Class Actions – lawyers costs – the proper approach
- 2016-09-01
- By whiggs
- Posted in Class Actions
In Johnston v Endeavour Energy [2016] NSWSC 1132 Hoeben CJ summarised the proper approach to the task of evaluating the overall reasonableness of a proposed costs deduction from a class action settlement.
The applicable principles have recently been set out by Osborne JA in Matthews.

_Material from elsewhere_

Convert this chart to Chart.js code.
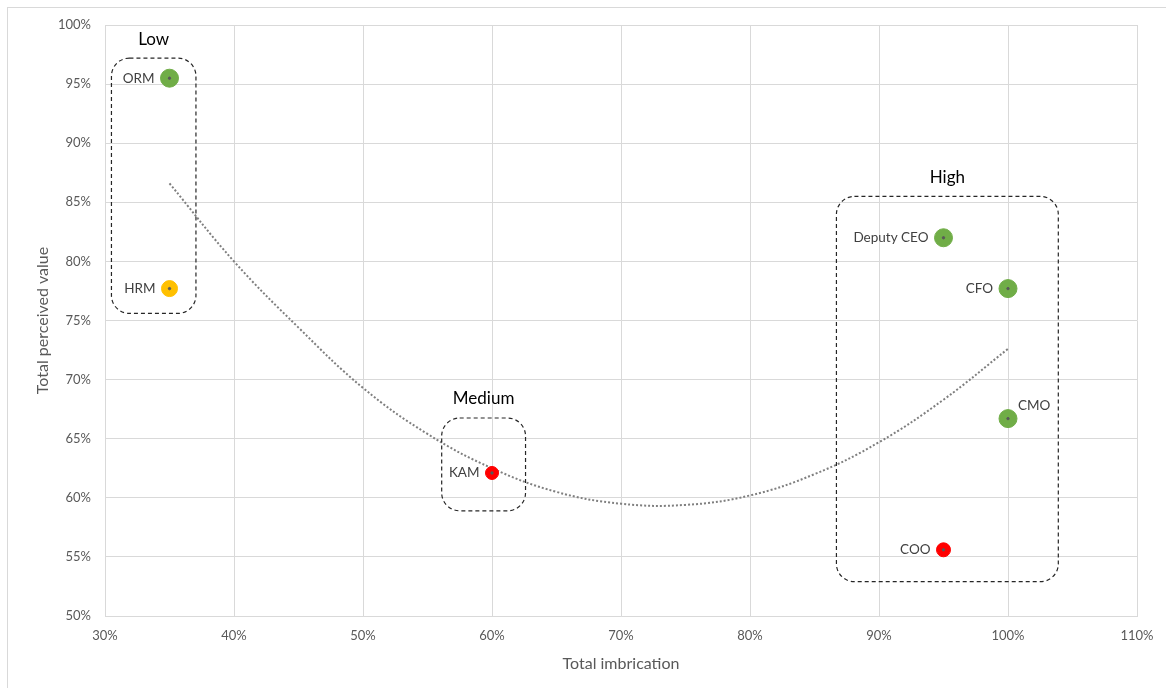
<!DOCTYPE html>
<html>
<head>
<meta charset="utf-8">
<script src="https://cdn.jsdelivr.net/npm/chart.js@4.4.1/dist/chart.umd.min.js"></script>
<style>
  html, body { margin: 0; padding: 0; background: #fff; }
  #wrap { width: 1166px; height: 688px; position: relative; }
</style>
</head>
<body>
<div id="wrap"><canvas id="chart"></canvas></div>
<script>
// ---- data (percent) ----
const roles      = ["ORM", "HRM", "KAM", "Deputy CEO", "CFO", "CMO", "COO"];
const imbrication = [35, 35, 60, 95, 100, 100, 95];
const perceived   = [95.5, 77.7, 62.1, 82.0, 77.7, 66.7, 55.6];
const roleColors  = ["#70AD47", "#FFC000", "#FF0000", "#70AD47", "#70AD47", "#70AD47", "#FF0000"];
const roleSizes   = [9, 8, 6.5, 9, 9, 9, 7];
const labelSide   = ["left", "left", "left", "left", "left", "above", "left"];

// trend line
const trendX = [35, 40, 45, 50, 55, 60, 65, 70, 75, 80, 85, 90, 95, 100];
const trendY = [86.6, 80.0, 74.4, 69.3, 65.4, 62.5, 60.5, 59.5, 59.4, 60.2, 62.0, 64.7, 68.3, 72.6];

// groups: [name, xMin, xMax, yMin, yMax]
const groups = [
  ["Low",    30.5, 37.05, 75.6, 97.2],
  ["Medium", 56.1, 62.6, 58.9, 66.75],
  ["High",   86.7, 103.9, 52.9, 85.5]
];

const FONT = "Lato, 'Open Sans', sans-serif";

// ---- plugins ----
const frame = {
  id: 'frame',
  beforeDraw(chart) {
    const ctx = chart.ctx;
    ctx.save();
    ctx.strokeStyle = '#d9d9d9';
    ctx.lineWidth = 1;
    ctx.strokeRect(7.5, 7.5, chart.width + 20, chart.height + 20);
    ctx.restore();
  }
};

const groupBoxes = {
  id: 'groupBoxes',
  afterDatasetsDraw(chart) {
    const ctx = chart.ctx;
    const xs = chart.scales.x, ys = chart.scales.y;
    ctx.save();
    groups.forEach(g => {
      const x1 = xs.getPixelForValue(g[1]), x2 = xs.getPixelForValue(g[2]);
      const y1 = ys.getPixelForValue(g[4]), y2 = ys.getPixelForValue(g[3]);
      const r = Math.min(18, (x2 - x1) / 4);
      ctx.setLineDash([4, 3]);
      ctx.strokeStyle = '#262626';
      ctx.lineWidth = 1.2;
      ctx.beginPath();
      ctx.roundRect(x1, y1, x2 - x1, y2 - y1, r);
      ctx.stroke();
      ctx.setLineDash([]);
      ctx.fillStyle = '#000';
      ctx.font = "17px " + FONT;
      ctx.textAlign = 'center';
      ctx.textBaseline = 'middle';
      ctx.fillText(g[0], (x1 + x2) / 2, y1 - 19);
    });
    ctx.restore();
  }
};

const pointLabels = {
  id: 'pointLabels',
  afterDatasetsDraw(chart) {
    const ctx = chart.ctx;
    const meta = chart.getDatasetMeta(1);
    ctx.save();
    ctx.font = "13.5px " + FONT;
    ctx.fillStyle = '#404040';
    ctx.textBaseline = 'middle';
    meta.data.forEach((pt, i) => {
      const r = roleSizes[i];
      if (labelSide[i] === 'above') {
        ctx.textAlign = 'left';
        ctx.fillText(roles[i], pt.x + 10, pt.y - 13);
      } else {
        ctx.textAlign = 'right';
        ctx.fillText(roles[i], pt.x - r - 6, pt.y);
      }
    });
    ctx.restore();
  }
};

// ---- chart ----
new Chart(document.getElementById('chart'), {
  type: 'scatter',
  data: {
    datasets: [
      {
        label: 'Trend',
        type: 'line',
        data: trendX.map((x, i) => ({ x: x, y: trendY[i] })),
        borderColor: '#7f7f7f',
        borderWidth: 2,
        borderDash: [2, 2],
        pointRadius: 0,
        tension: 0.4,
        fill: false,
        order: 3
      },
      {
        label: 'Roles',
        data: imbrication.map((x, i) => ({ x: x, y: perceived[i] })),
        backgroundColor: roleColors,
        borderColor: roleColors,
        pointRadius: roleSizes,
        pointHoverRadius: roleSizes,
        order: 2
      },
      {
        label: 'Centers',
        data: imbrication.map((x, i) => ({ x: x, y: perceived[i] })),
        backgroundColor: '#595959',
        borderColor: '#595959',
        pointRadius: 1.2,
        order: 1
      }
    ]
  },
  options: {
    responsive: true,
    maintainAspectRatio: false,
    animation: false,
    events: [],
    layout: { padding: { left: 0, top: 25, right: 29, bottom: 0 } },
    plugins: {
      legend: { display: false },
      tooltip: { enabled: false }
    },
    scales: {
      x: {
        type: 'linear',
        min: 30, max: 110,
        afterFit(scale) { scale.height = 72; },
        grid: { color: '#d9d9d9', drawTicks: false },
        border: { color: '#d9d9d9' },
        ticks: {
          stepSize: 10,
          padding: 12,
          color: '#595959',
          font: { family: FONT, size: 13 },
          callback: v => v + '%'
        },
        title: {
          display: true,
          text: 'Total imbrication',
          color: '#595959',
          font: { family: FONT, size: 16 },
          padding: { top: 0, bottom: 15 }
        }
      },
      y: {
        type: 'linear',
        min: 50, max: 100,
        afterFit(scale) { scale.width = 105; },
        grid: { color: '#d9d9d9', drawTicks: false },
        border: { color: '#d9d9d9' },
        ticks: {
          stepSize: 5,
          padding: 14,
          color: '#595959',
          font: { family: FONT, size: 13 },
          callback: v => v + '%'
        },
        title: {
          display: true,
          text: 'Total perceived value',
          color: '#595959',
          font: { family: FONT, size: 16 },
          padding: { top: 33, bottom: 0 }
        }
      }
    }
  },
  plugins: [frame, groupBoxes, pointLabels]
});
</script>
</body>
</html>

In Courtney v Medtel Pty Limited (No 5) [2004] 212 ALR 311; FCA 1406 at [61] (Medtel) (Sackville J) described his expectation as to the content of the material to be provided to the Court:
“61 It is for the reasons I have given that I suggested to [the applicant] that evidence should be presented from an independent solicitor or costs consultant, directed to the following matters:
(i) the reasonableness of the terms of the fee and retainer agreements (including the provisions for ancillary services, interest and an uplift factor);
(ii) whether the fees and disbursements actually charged by the Solicitors have been calculated in accordance with the fee and retainer agreement;
(iii) confirming that, so far as the solicitor or costs consultant can determine, no significant portion of the fees and disbursements charged by the Solicitors have been inappropriately or unnecessarily incurred in conducting the proceedings on behalf of Mr Courtney and the represented group.
I made it clear that I did not expect the evidence to involve an exhaustive review of the files maintained by the Solicitors. I had in mind an overview that could be undertaken over a period of about two days.”